At the macro level, this legislation is in many ways backward looking and a return to massive government involvement in land development. Mr Corbell, in seeking to return the ACT government to the role of land developer, simply harks back to the dark past and blatantly ignores the lessons and the losses of Labor's last sorry foray into land development back in 1994. Who could forget the debacle that was Harcourt Hill? This cost the taxpayers in excess of $20 million. A $20 million loss would be only a small drop in the ocean if the best-laid plans of Mr Corbell go wrong this time.

This government and this Assembly are in favour of a strategic planning framework, but this does not necessarily equate to the archaic paternalism of Big Brother that is being advocated by this minister. With the government, and presumably the minister himself, calling the shots, any joint venture arrangement, especially in terms of how they are managed, will be most interesting to observe indeed.

Then there is the little minefield to traverse of the planning and regulatory role of the authority versus its land developer role-two diverse and potentially conflicting hats to wear. This will be especially the case in the early months when there will still be other active developers operating in the ACT.

Let us be quite clear that we have to get strategic planning right. Future generations will judge us-and they will judge us very severely if we do not. It has to be the proper process and the proper sequence of events. I am not sure that this is the case with this legislation, and the government has not allowed adequate time for proper consideration and evaluation.

The cost to the ACT of getting strategic planning wrong is potentially horrendous, not only in dollar terms but also in social and environmental terms-not only for us here, but also for those who come after us. We are talking about decisions about the future-the long-term future of the ACT. Surely it behoves us to get it right-to get it exactly right. If this means that we have to take more time, I think that this place should take the advice of the committee that it commissioned to look at this legislation-and that advice was: do not do this in haste. There is too much at stake for us to run headlong and hope blindly that the detail will take care of itself. We have done this in the past and we have paid the price.

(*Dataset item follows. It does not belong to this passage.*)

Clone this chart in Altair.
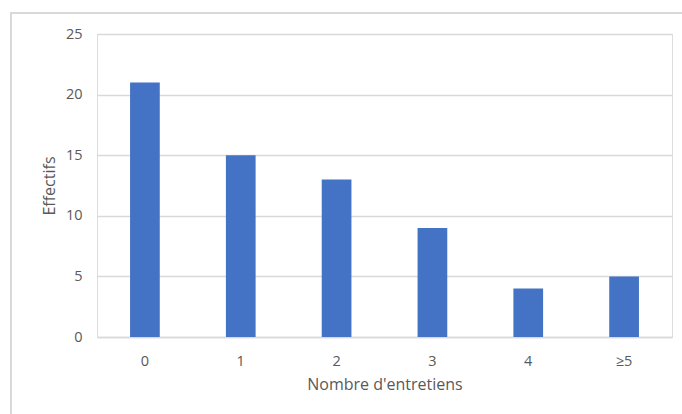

The most egregious example is the one that I spoke about yesterday, the outcome of the land act, which I have said here and in other places is a most inadequate and flawed piece of legislation. The haste with which a previous Assembly approached the land act and the price that we are still paying today reflect the same risk that we will probably take if we too hastily endorse this legislation.

The land act is probably the most inadequate and flawed piece of legislation that has ever passed any parliament. We have doctored it up along the way over the past 10 years, but we are chafing under its yoke.